How has the experience enriched you as an actor?
Well, he has made me unafraid to make mistakes. He has made me very, very fearless. It takes a lot to reach that level as a performer, where you are completely fearless regarding making mistakes. There is no right or wrong – there are just different ways of doing things. He liberates you creatively. I think we were quarter of the way through shooting and one day, while we were sitting by the monitor, he turned around and said, ‘I don’t know who Ram is.’
I was like, what do you mean? He said ‘You know, the writers and I put this character down on paper. You have reduced that piece of paper to a starting point where you made this character your own and you come and give me something every day that is completely new and unexpected. What’s beautiful is that I am loving everything that’s coming out of you, so I am keeping all of it. I don’t have a take on this character anymore.’ Someone of his stature giving you that kind of respect as a performer makes you feel better about what you are doing. That feeling is priceless because that is what makes you unafraid to make mistakes. It gives you so much encouragement. He makes you feel that you are the best actor in the world!
Apparently, as per reports, the chemistry has also moved from the reel to the real space. The rumour mills are abuzz about your alleged affair with Deepika.
No personal questions please.
Fair enough, but it is quite strange that you have been linked with all your co-stars…be it Anushka Sharma, Sonakshi Sinha or now Deepika Padukone…
As if I am trying to do that! I do not even want that. It comes in the way of work, and it takes away the focus from work. It is not something that I like to do or want to do. However, it’s something that I am getting used to now. Initially, I didn’t like it but slowly I’ve started getting used to it and now I really really, really do not care about it. I used to get quite upset whenever I used to read such reports – I just don’t read those reports anymore. I think they just over-analyse, they probe way too much and there is really no need to probe a person’s personal space.
A public figure, especially an actor, seldom has a personal space… you can’t really escape that ever.
I am here to act in different films and I would like to limit it to that. I don’t want my personal space to be in the public domain. It’s really up to me to protect it as much as I can – and I try to.

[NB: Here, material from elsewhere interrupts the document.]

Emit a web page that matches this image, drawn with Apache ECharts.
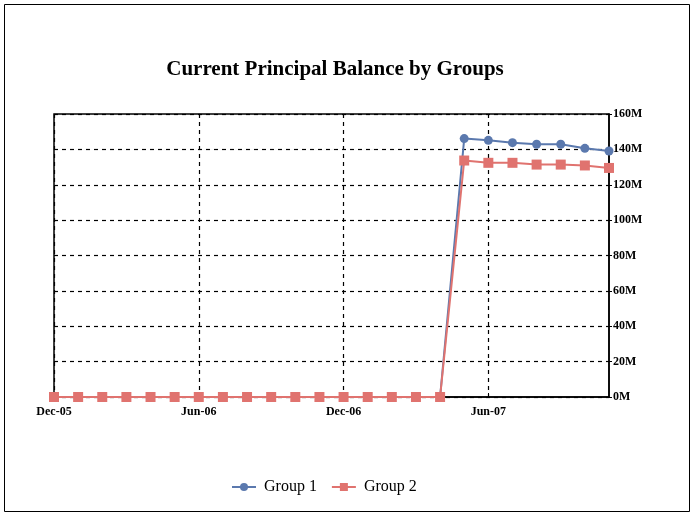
<!DOCTYPE html>
<html>
<head>
<meta charset="utf-8">
<script src="https://cdn.jsdelivr.net/npm/echarts@6/dist/echarts.min.js"></script>
<style>
  html, body { margin: 0; padding: 0; background: #fff; }
  #chart { width: 696px; height: 516px; }
</style>
</head>
<body>
<div id="chart"></div>
<script>
// Monthly reporting periods, Dec-05 through Nov-07
const months = [
  'Dec-05', 'Jan-06', 'Feb-06', 'Mar-06', 'Apr-06', 'May-06',
  'Jun-06', 'Jul-06', 'Aug-06', 'Sep-06', 'Oct-06', 'Nov-06',
  'Dec-06', 'Jan-07', 'Feb-07', 'Mar-07', 'Apr-07', 'May-07',
  'Jun-07', 'Jul-07', 'Aug-07', 'Sep-07', 'Oct-07', 'Nov-07'
];

// Current principal balance, millions
const group1 = [
  0, 0, 0, 0, 0, 0, 0, 0, 0, 0, 0, 0, 0, 0, 0, 0, 0,
  146.1, 145.1, 143.8, 142.9, 142.9, 140.6, 139.1
];
const group2 = [
  0, 0, 0, 0, 0, 0, 0, 0, 0, 0, 0, 0, 0, 0, 0, 0, 0,
  133.7, 132.4, 132.4, 131.4, 131.4, 130.9, 129.5
];

const yTicks = { min: 0, max: 160, step: 20 };

const serif = 'Liberation Serif, Times New Roman, serif';
const chart = echarts.init(document.getElementById('chart'), null, { renderer: 'canvas' });

chart.setOption({
  animation: false,
  backgroundColor: '#fff',
  graphic: [
    {
      type: 'rect',
      shape: { x: 4.5, y: 4.5, width: 685, height: 507 },
      style: { fill: 'none', stroke: '#000', lineWidth: 1 },
      silent: true
    },
    {
      type: 'text',
      x: 335, y: 70,
      style: {
        text: 'Current Principal Balance by Groups',
        textAlign: 'center', textVerticalAlign: 'middle',
        font: 'bold 21px ' + serif, fill: '#000'
      },
      silent: true
    }
  ],
  legend: {
    top: 474,
    left: 226,
    itemWidth: 24,
    itemHeight: 10,
    itemGap: 14,
    textStyle: { fontFamily: serif, fontSize: 16, color: '#000', padding: [0, 0, 0, 3] },
    data: ['Group 1', 'Group 2']
  },
  grid: {
    left: 54, right: 87, top: 114, bottom: 119,
    show: true, borderColor: '#000', borderWidth: 1.5, containLabel: false
  },
  xAxis: {
    type: 'category',
    data: months,
    boundaryGap: false,
    axisLine: { lineStyle: { color: '#000', width: 1.5 } },
    axisTick: { show: true, inside: true, interval: 5, length: 4, lineStyle: { color: '#000' } },
    axisLabel: {
      interval: 5, margin: 9,
      fontFamily: serif, fontSize: 12, fontWeight: 'bold', color: '#000'
    },
    splitLine: {
      show: true, interval: 5,
      lineStyle: { color: '#000', type: [4, 4], width: 1.2 }
    }
  },
  yAxis: {
    type: 'value',
    position: 'right',
    min: yTicks.min, max: yTicks.max, interval: yTicks.step,
    axisLine: { show: true, lineStyle: { color: '#000', width: 1.5 } },
    axisTick: { show: true, length: 3, lineStyle: { color: '#000' } },
    axisLabel: {
      margin: 4, formatter: '{value}M',
      fontFamily: serif, fontSize: 12, fontWeight: 'bold', color: '#000'
    },
    splitLine: { show: true, lineStyle: { color: '#000', type: [4, 4], width: 1.2 } }
  },
  series: [
    {
      name: 'Group 1',
      type: 'line',
      data: group1,
      symbol: 'circle',
      symbolSize: 9,
      color: '#5b79ae',
      lineStyle: { width: 2, color: '#5b79ae' },
      itemStyle: { color: '#5b79ae' },
      z: 2
    },
    {
      name: 'Group 2',
      type: 'line',
      data: group2,
      symbol: 'rect',
      symbolSize: 10,
      color: '#e0736f',
      lineStyle: { width: 2, color: '#e0736f' },
      itemStyle: { color: '#e0736f' },
      z: 3
    }
  ]
});
</script>
</body>
</html>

I do understand that if you are an actor and you are famous, these things are going to happen with you…I understand that completely. However, becoming famous was not the reason I became an actor. I did not come here for fame, I came here because I enjoy acting, I enjoy dancing, I enjoy performing, I enjoy entertaining people. As long as I get to do what I love to do, I am willing to pay any price for it.